** Task **
Would you transcribe the whole listing exactly, minus its pictures?

** Data lines **
───
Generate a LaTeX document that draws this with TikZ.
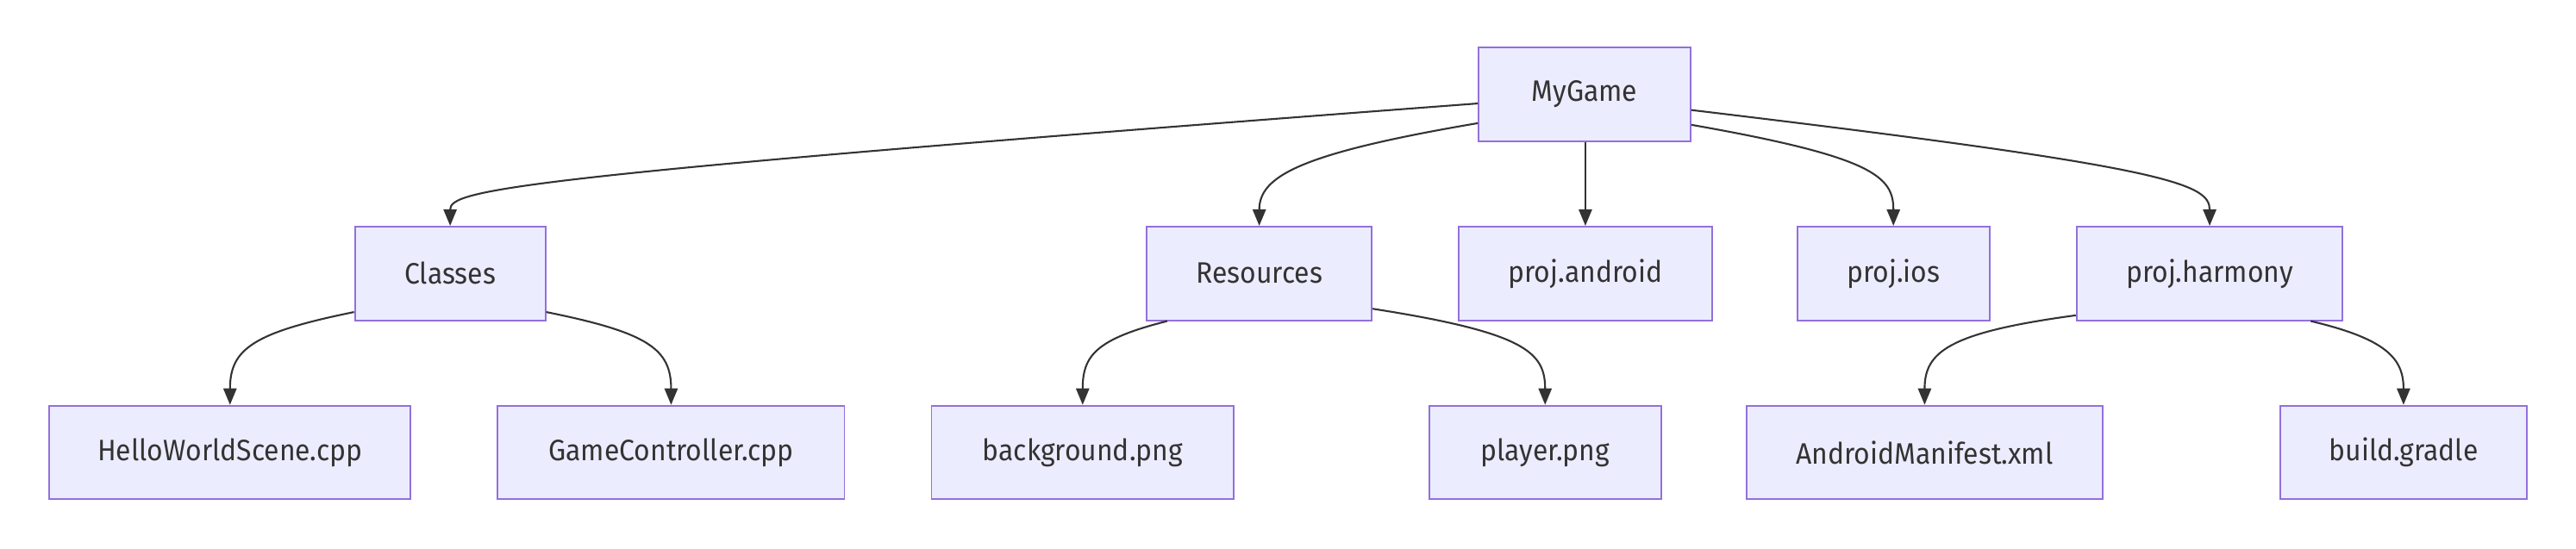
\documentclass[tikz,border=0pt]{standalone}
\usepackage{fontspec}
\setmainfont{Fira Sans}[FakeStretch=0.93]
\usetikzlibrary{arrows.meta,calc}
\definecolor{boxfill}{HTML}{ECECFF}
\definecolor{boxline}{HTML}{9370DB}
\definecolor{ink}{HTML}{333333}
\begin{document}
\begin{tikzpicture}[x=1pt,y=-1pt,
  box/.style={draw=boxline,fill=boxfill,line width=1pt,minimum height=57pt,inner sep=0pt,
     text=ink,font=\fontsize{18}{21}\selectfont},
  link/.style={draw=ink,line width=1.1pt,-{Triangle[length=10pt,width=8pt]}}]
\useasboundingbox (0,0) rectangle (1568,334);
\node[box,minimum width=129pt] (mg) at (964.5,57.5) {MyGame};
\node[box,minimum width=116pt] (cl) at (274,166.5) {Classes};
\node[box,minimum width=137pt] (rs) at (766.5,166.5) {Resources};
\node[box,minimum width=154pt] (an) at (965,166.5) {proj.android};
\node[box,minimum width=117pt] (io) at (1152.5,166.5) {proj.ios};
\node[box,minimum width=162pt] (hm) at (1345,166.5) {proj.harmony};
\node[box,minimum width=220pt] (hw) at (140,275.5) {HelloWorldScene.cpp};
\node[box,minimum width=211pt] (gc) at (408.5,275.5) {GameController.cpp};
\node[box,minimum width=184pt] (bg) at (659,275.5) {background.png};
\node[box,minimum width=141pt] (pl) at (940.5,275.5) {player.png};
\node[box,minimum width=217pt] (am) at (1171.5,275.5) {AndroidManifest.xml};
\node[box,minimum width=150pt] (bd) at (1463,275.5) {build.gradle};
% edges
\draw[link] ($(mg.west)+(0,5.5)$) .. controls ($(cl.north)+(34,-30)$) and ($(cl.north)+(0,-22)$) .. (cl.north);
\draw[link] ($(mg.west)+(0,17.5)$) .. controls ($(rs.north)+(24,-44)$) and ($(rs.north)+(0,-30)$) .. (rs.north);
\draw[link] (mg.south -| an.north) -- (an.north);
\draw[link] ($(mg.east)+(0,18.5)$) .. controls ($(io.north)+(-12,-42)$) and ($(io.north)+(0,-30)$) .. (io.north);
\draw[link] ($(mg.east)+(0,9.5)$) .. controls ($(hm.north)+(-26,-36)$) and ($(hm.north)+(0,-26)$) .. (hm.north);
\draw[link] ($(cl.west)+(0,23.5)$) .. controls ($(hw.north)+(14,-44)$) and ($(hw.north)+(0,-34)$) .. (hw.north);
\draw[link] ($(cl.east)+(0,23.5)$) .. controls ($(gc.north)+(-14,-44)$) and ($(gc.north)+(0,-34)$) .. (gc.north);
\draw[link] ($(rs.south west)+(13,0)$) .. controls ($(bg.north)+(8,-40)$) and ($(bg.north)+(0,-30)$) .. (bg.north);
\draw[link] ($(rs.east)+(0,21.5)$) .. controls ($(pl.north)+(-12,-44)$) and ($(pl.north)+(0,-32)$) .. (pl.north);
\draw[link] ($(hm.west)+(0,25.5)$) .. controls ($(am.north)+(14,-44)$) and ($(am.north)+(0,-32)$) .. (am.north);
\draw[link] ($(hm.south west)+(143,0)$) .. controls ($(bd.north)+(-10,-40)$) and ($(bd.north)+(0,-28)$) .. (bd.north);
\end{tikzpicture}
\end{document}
───
** Solution to this task **
Generate a LaTeX document that draws this with TikZ.
\documentclass[tikz,border=0pt]{standalone}
\usepackage{fontspec}
\setmainfont{Fira Sans}[FakeStretch=0.93]
\usetikzlibrary{arrows.meta,calc}
\definecolor{boxfill}{HTML}{ECECFF}
\definecolor{boxline}{HTML}{9370DB}
\definecolor{ink}{HTML}{333333}
\begin{document}
\begin{tikzpicture}[x=1pt,y=-1pt,
  box/.style={draw=boxline,fill=boxfill,line width=1pt,minimum height=57pt,inner sep=0pt,
     text=ink,font=\fontsize{18}{21}\selectfont},
  link/.style={draw=ink,line width=1.1pt,-{Triangle[length=10pt,width=8pt]}}]
\useasboundingbox (0,0) rectangle (1568,334);
\node[box,minimum width=129pt] (mg) at (964.5,57.5) {MyGame};
\node[box,minimum width=116pt] (cl) at (274,166.5) {Classes};
\node[box,minimum width=137pt] (rs) at (766.5,166.5) {Resources};
\node[box,minimum width=154pt] (an) at (965,166.5) {proj.android};
\node[box,minimum width=117pt] (io) at (1152.5,166.5) {proj.ios};
\node[box,minimum width=162pt] (hm) at (1345,166.5) {proj.harmony};
\node[box,minimum width=220pt] (hw) at (140,275.5) {HelloWorldScene.cpp};
\node[box,minimum width=211pt] (gc) at (408.5,275.5) {GameController.cpp};
\node[box,minimum width=184pt] (bg) at (659,275.5) {background.png};
\node[box,minimum width=141pt] (pl) at (940.5,275.5) {player.png};
\node[box,minimum width=217pt] (am) at (1171.5,275.5) {AndroidManifest.xml};
\node[box,minimum width=150pt] (bd) at (1463,275.5) {build.gradle};
% edges
\draw[link] ($(mg.west)+(0,5.5)$) .. controls ($(cl.north)+(34,-30)$) and ($(cl.north)+(0,-22)$) .. (cl.north);
\draw[link] ($(mg.west)+(0,17.5)$) .. controls ($(rs.north)+(24,-44)$) and ($(rs.north)+(0,-30)$) .. (rs.north);
\draw[link] (mg.south -| an.north) -- (an.north);
\draw[link] ($(mg.east)+(0,18.5)$) .. controls ($(io.north)+(-12,-42)$) and ($(io.north)+(0,-30)$) .. (io.north);
\draw[link] ($(mg.east)+(0,9.5)$) .. controls ($(hm.north)+(-26,-36)$) and ($(hm.north)+(0,-26)$) .. (hm.north);
\draw[link] ($(cl.west)+(0,23.5)$) .. controls ($(hw.north)+(14,-44)$) and ($(hw.north)+(0,-34)$) .. (hw.north);
\draw[link] ($(cl.east)+(0,23.5)$) .. controls ($(gc.north)+(-14,-44)$) and ($(gc.north)+(0,-34)$) .. (gc.north);
\draw[link] ($(rs.south west)+(13,0)$) .. controls ($(bg.north)+(8,-40)$) and ($(bg.north)+(0,-30)$) .. (bg.north);
\draw[link] ($(rs.east)+(0,21.5)$) .. controls ($(pl.north)+(-12,-44)$) and ($(pl.north)+(0,-32)$) .. (pl.north);
\draw[link] ($(hm.west)+(0,25.5)$) .. controls ($(am.north)+(14,-44)$) and ($(am.north)+(0,-32)$) .. (am.north);
\draw[link] ($(hm.south west)+(143,0)$) .. controls ($(bd.north)+(-10,-40)$) and ($(bd.north)+(0,-28)$) .. (bd.north);
\end{tikzpicture}
\end{document}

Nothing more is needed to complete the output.